▶ _Exercise description_
Exactly repeat the material, dropping every picture from the copy.

Start of Collected material

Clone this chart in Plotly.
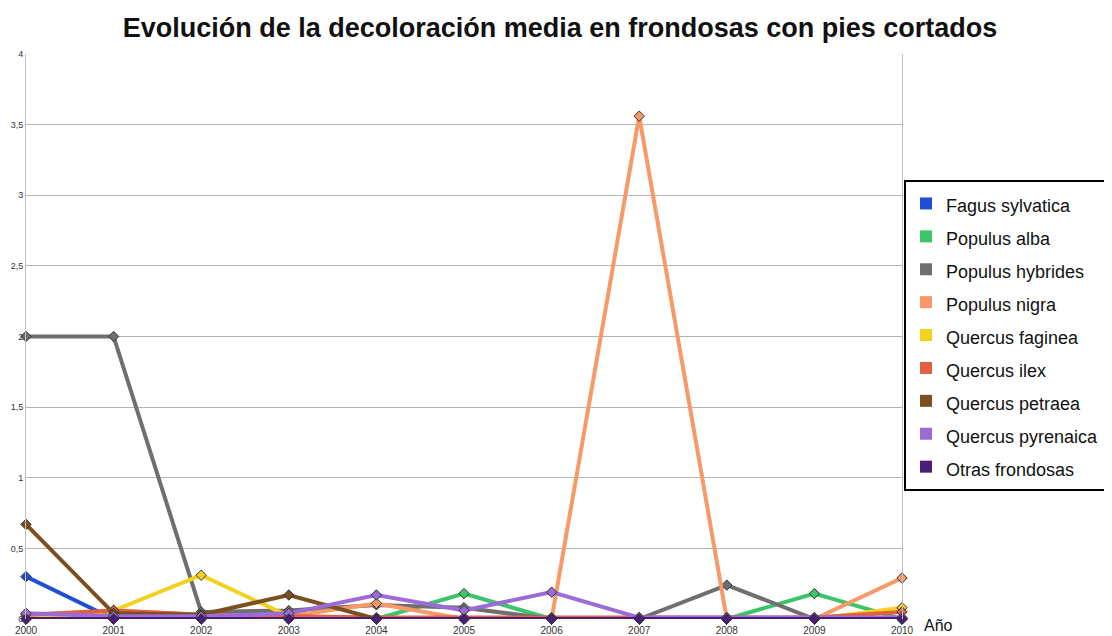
import plotly.graph_objects as go

years = [2000, 2001, 2002, 2003, 2004, 2005, 2006, 2007, 2008, 2009, 2010]

fagus_sylvatica   = [0.30, 0.00, 0.00, 0.00, 0.00, 0.00, 0.00, 0.00, 0.00, 0.00, 0.00]
populus_alba      = [0.00, 0.00, 0.00, 0.00, 0.00, 0.18, 0.00, 0.00, 0.00, 0.18, 0.00]
populus_hybrides  = [2.00, 2.00, 0.05, 0.06, 0.10, 0.08, 0.00, 0.00, 0.24, 0.00, 0.00]
populus_nigra     = [0.00, 0.06, 0.03, 0.02, 0.11, 0.00, 0.00, 3.56, 0.00, 0.00, 0.29]
quercus_faginea   = [0.00, 0.06, 0.31, 0.02, 0.00, 0.00, 0.00, 0.00, 0.00, 0.00, 0.08]
quercus_ilex      = [0.03, 0.06, 0.03, 0.02, 0.01, 0.01, 0.01, 0.01, 0.01, 0.01, 0.05]
quercus_petraea   = [0.67, 0.04, 0.03, 0.17, 0.00, 0.00, 0.00, 0.00, 0.00, 0.00, 0.00]
quercus_pyrenaica = [0.04, 0.02, 0.02, 0.04, 0.17, 0.06, 0.19, 0.01, 0.01, 0.01, 0.01]
otras_frondosas   = [0.00, 0.00, 0.00, 0.00, 0.00, 0.00, 0.00, 0.00, 0.00, 0.00, 0.00]

series_names = ["Fagus sylvatica", "Populus alba", "Populus hybrides", "Populus nigra",
                "Quercus faginea", "Quercus ilex", "Quercus petraea", "Quercus pyrenaica",
                "Otras frondosas"]
series_values = [fagus_sylvatica, populus_alba, populus_hybrides, populus_nigra,
                 quercus_faginea, quercus_ilex, quercus_petraea, quercus_pyrenaica,
                 otras_frondosas]
colors = ["#1f4fd8", "#3dc46a", "#6f6f6f", "#f79a67", "#f2d21e",
          "#e0603f", "#7b4f20", "#9b6bd6", "#4a1d7a"]

y_ticks = [0, 0.5, 1, 1.5, 2, 2.5, 3, 3.5, 4]
y_tick_labels = ["0", "0,5", "1", "1,5", "2", "2,5", "3", "3,5", "4"]

FONT = "Liberation Sans, Arial"

# page body has an 8px margin: figure drawn 8px smaller, coordinates shifted
W, H = 1104, 628
L, T, R, B = 18, 46, 210, 17
PW, PH = W - L - R, H - T - B

fig = go.Figure()
for name, vals, col in zip(series_names, series_values, colors):
    fig.add_trace(go.Scatter(
        x=years, y=vals, mode="lines+markers", name=name,
        line=dict(color=col, width=4),
        marker=dict(symbol="diamond", size=8, color=col,
                    line=dict(color="#333333", width=1)),
        cliponaxis=False, showlegend=False))
for name, col in zip(series_names, colors):
    fig.add_trace(go.Scatter(
        x=[None], y=[None], mode="markers",
        name='<span style="font-size:18px">' + name + '</span>',
        marker=dict(symbol="square", size=17, color=col,
                    line=dict(color=col, width=0)),
        showlegend=True))

fig.update_layout(
    width=W, height=H,
    margin=dict(l=L, r=R, t=T, b=B, autoexpand=False),
    paper_bgcolor="white", plot_bgcolor="white",
    title=dict(text="<b>Evolución de la decoloración media en frondosas con pies cortados</b>",
               x=0.5, xanchor="center", y=1 - 20 / H, yanchor="middle",
               font=dict(family=FONT, size=27, color="#111111")),
    xaxis=dict(range=[2000, 2010], tickmode="array", tickvals=years,
               ticktext=[str(y) for y in years], showgrid=False, zeroline=False,
               showline=False, ticks="", automargin=False, ticklabelstandoff=4,
               tickfont=dict(size=10, color="#333333", family=FONT)),
    yaxis=dict(range=[0, 4], tickmode="array", tickvals=y_ticks, ticktext=y_tick_labels,
               showgrid=True, gridcolor="#b4b4b4", gridwidth=1, zeroline=False,
               showline=True, linecolor="#c0c0c0", linewidth=1, mirror=True,
               ticks="", automargin=False, ticklabelstandoff=0,
               tickfont=dict(size=9, color="#333333", family=FONT)),
    legend=dict(x=1 + 2 / PW, xanchor="left", y=(PH - (172 - T)) / PH, yanchor="top",
                bordercolor="#000000", borderwidth=2, bgcolor="white",
                font=dict(family=FONT, size=23, color="#111111"),
                itemsizing="constant", tracegroupgap=0, itemwidth=30),
    annotations=[dict(text="Año", x=(930 - L) / PW, xref="paper", xanchor="center",
                      y=-6 / PH, yref="paper", yanchor="middle",
                      showarrow=False,
                      font=dict(family=FONT, size=16, color="#111111"))]
)

fig.write_html("out.html")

End of Collected material

▶ _Solution to this exercise_
Clone this chart in Plotly.
import plotly.graph_objects as go

years = [2000, 2001, 2002, 2003, 2004, 2005, 2006, 2007, 2008, 2009, 2010]

fagus_sylvatica   = [0.30, 0.00, 0.00, 0.00, 0.00, 0.00, 0.00, 0.00, 0.00, 0.00, 0.00]
populus_alba      = [0.00, 0.00, 0.00, 0.00, 0.00, 0.18, 0.00, 0.00, 0.00, 0.18, 0.00]
populus_hybrides  = [2.00, 2.00, 0.05, 0.06, 0.10, 0.08, 0.00, 0.00, 0.24, 0.00, 0.00]
populus_nigra     = [0.00, 0.06, 0.03, 0.02, 0.11, 0.00, 0.00, 3.56, 0.00, 0.00, 0.29]
quercus_faginea   = [0.00, 0.06, 0.31, 0.02, 0.00, 0.00, 0.00, 0.00, 0.00, 0.00, 0.08]
quercus_ilex      = [0.03, 0.06, 0.03, 0.02, 0.01, 0.01, 0.01, 0.01, 0.01, 0.01, 0.05]
quercus_petraea   = [0.67, 0.04, 0.03, 0.17, 0.00, 0.00, 0.00, 0.00, 0.00, 0.00, 0.00]
quercus_pyrenaica = [0.04, 0.02, 0.02, 0.04, 0.17, 0.06, 0.19, 0.01, 0.01, 0.01, 0.01]
otras_frondosas   = [0.00, 0.00, 0.00, 0.00, 0.00, 0.00, 0.00, 0.00, 0.00, 0.00, 0.00]

series_names = ["Fagus sylvatica", "Populus alba", "Populus hybrides", "Populus nigra",
                "Quercus faginea", "Quercus ilex", "Quercus petraea", "Quercus pyrenaica",
                "Otras frondosas"]
series_values = [fagus_sylvatica, populus_alba, populus_hybrides, populus_nigra,
                 quercus_faginea, quercus_ilex, quercus_petraea, quercus_pyrenaica,
                 otras_frondosas]
colors = ["#1f4fd8", "#3dc46a", "#6f6f6f", "#f79a67", "#f2d21e",
          "#e0603f", "#7b4f20", "#9b6bd6", "#4a1d7a"]

y_ticks = [0, 0.5, 1, 1.5, 2, 2.5, 3, 3.5, 4]
y_tick_labels = ["0", "0,5", "1", "1,5", "2", "2,5", "3", "3,5", "4"]

FONT = "Liberation Sans, Arial"

# page body has an 8px margin: figure drawn 8px smaller, coordinates shifted
W, H = 1104, 628
L, T, R, B = 18, 46, 210, 17
PW, PH = W - L - R, H - T - B

fig = go.Figure()
for name, vals, col in zip(series_names, series_values, colors):
    fig.add_trace(go.Scatter(
        x=years, y=vals, mode="lines+markers", name=name,
        line=dict(color=col, width=4),
        marker=dict(symbol="diamond", size=8, color=col,
                    line=dict(color="#333333", width=1)),
        cliponaxis=False, showlegend=False))
for name, col in zip(series_names, colors):
    fig.add_trace(go.Scatter(
        x=[None], y=[None], mode="markers",
        name='<span style="font-size:18px">' + name + '</span>',
        marker=dict(symbol="square", size=17, color=col,
                    line=dict(color=col, width=0)),
        showlegend=True))

fig.update_layout(
    width=W, height=H,
    margin=dict(l=L, r=R, t=T, b=B, autoexpand=False),
    paper_bgcolor="white", plot_bgcolor="white",
    title=dict(text="<b>Evolución de la decoloración media en frondosas con pies cortados</b>",
               x=0.5, xanchor="center", y=1 - 20 / H, yanchor="middle",
               font=dict(family=FONT, size=27, color="#111111")),
    xaxis=dict(range=[2000, 2010], tickmode="array", tickvals=years,
               ticktext=[str(y) for y in years], showgrid=False, zeroline=False,
               showline=False, ticks="", automargin=False, ticklabelstandoff=4,
               tickfont=dict(size=10, color="#333333", family=FONT)),
    yaxis=dict(range=[0, 4], tickmode="array", tickvals=y_ticks, ticktext=y_tick_labels,
               showgrid=True, gridcolor="#b4b4b4", gridwidth=1, zeroline=False,
               showline=True, linecolor="#c0c0c0", linewidth=1, mirror=True,
               ticks="", automargin=False, ticklabelstandoff=0,
               tickfont=dict(size=9, color="#333333", family=FONT)),
    legend=dict(x=1 + 2 / PW, xanchor="left", y=(PH - (172 - T)) / PH, yanchor="top",
                bordercolor="#000000", borderwidth=2, bgcolor="white",
                font=dict(family=FONT, size=23, color="#111111"),
                itemsizing="constant", tracegroupgap=0, itemwidth=30),
    annotations=[dict(text="Año", x=(930 - L) / PW, xref="paper", xanchor="center",
                      y=-6 / PH, yref="paper", yanchor="middle",
                      showarrow=False,
                      font=dict(family=FONT, size=16, color="#111111"))]
)

fig.write_html("out.html")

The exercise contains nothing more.